**Your instructions:** From the first line of the listing below to the line with "plt.rcParams['font.family'] = ['Liberation", print each line exactly, and nothing more. Leave out the pictures.

**Supplied information:**

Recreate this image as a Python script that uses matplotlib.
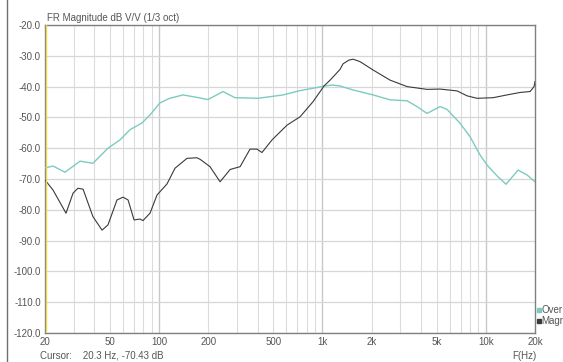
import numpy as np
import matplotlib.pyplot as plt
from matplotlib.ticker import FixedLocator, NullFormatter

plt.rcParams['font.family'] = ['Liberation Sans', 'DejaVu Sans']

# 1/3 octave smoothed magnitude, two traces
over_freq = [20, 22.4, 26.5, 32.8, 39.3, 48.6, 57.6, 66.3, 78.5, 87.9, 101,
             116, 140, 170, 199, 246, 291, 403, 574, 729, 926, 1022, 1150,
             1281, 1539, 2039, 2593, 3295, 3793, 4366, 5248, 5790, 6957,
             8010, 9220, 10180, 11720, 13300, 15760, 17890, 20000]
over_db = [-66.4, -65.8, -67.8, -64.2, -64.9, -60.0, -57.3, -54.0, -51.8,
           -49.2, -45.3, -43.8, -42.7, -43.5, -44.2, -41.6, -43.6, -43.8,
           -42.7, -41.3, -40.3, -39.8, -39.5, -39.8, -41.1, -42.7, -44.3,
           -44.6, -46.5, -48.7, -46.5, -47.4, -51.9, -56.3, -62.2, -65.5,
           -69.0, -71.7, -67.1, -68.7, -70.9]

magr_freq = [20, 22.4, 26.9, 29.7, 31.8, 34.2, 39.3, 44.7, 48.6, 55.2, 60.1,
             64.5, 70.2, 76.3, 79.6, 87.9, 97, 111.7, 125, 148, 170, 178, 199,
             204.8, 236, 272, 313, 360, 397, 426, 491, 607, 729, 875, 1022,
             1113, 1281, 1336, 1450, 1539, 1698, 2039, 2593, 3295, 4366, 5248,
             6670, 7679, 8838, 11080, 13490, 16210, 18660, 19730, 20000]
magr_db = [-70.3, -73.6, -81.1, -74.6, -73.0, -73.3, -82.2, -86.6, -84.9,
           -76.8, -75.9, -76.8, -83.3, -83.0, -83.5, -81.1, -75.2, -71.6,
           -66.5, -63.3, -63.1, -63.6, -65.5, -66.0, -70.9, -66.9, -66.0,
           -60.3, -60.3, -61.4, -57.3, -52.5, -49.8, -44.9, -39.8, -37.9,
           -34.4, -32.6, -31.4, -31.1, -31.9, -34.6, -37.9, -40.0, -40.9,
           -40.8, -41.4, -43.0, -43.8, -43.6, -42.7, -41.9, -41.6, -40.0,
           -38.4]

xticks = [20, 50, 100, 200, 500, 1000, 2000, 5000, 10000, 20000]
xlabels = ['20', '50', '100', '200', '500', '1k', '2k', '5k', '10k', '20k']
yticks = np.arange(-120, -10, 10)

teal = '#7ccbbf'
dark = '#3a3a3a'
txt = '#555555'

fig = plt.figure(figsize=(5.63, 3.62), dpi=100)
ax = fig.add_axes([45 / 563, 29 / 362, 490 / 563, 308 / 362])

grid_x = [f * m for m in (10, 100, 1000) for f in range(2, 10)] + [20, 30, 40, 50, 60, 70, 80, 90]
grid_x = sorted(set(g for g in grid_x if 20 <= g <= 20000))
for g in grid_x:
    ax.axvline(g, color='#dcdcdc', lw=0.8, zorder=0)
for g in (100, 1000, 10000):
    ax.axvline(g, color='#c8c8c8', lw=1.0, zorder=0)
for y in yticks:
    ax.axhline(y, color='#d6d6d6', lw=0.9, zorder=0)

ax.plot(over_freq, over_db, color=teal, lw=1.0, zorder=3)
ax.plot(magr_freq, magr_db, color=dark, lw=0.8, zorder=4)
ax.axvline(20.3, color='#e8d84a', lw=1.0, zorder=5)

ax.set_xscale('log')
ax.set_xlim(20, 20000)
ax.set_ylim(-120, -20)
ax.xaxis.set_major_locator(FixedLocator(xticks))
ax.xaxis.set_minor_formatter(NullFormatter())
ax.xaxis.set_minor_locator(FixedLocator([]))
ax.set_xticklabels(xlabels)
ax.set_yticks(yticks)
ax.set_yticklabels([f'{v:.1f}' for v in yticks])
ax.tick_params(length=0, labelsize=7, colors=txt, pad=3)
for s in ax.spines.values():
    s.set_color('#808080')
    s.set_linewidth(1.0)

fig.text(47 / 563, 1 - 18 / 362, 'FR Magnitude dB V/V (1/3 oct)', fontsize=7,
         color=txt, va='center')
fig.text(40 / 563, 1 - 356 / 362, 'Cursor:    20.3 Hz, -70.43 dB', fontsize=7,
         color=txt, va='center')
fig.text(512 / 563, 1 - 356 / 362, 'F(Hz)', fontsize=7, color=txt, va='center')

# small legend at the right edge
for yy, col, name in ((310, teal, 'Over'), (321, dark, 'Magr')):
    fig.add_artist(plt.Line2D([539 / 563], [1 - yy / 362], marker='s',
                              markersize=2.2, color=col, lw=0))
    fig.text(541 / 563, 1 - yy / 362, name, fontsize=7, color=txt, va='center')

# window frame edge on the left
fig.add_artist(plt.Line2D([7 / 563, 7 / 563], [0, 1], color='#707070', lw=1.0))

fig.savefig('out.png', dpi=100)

**Correct answer:**
Recreate this image as a Python script that uses matplotlib.
import numpy as np
import matplotlib.pyplot as plt
from matplotlib.ticker import FixedLocator, NullFormatter

plt.rcParams['font.family'] = ['Liberation Sans', 'DejaVu Sans']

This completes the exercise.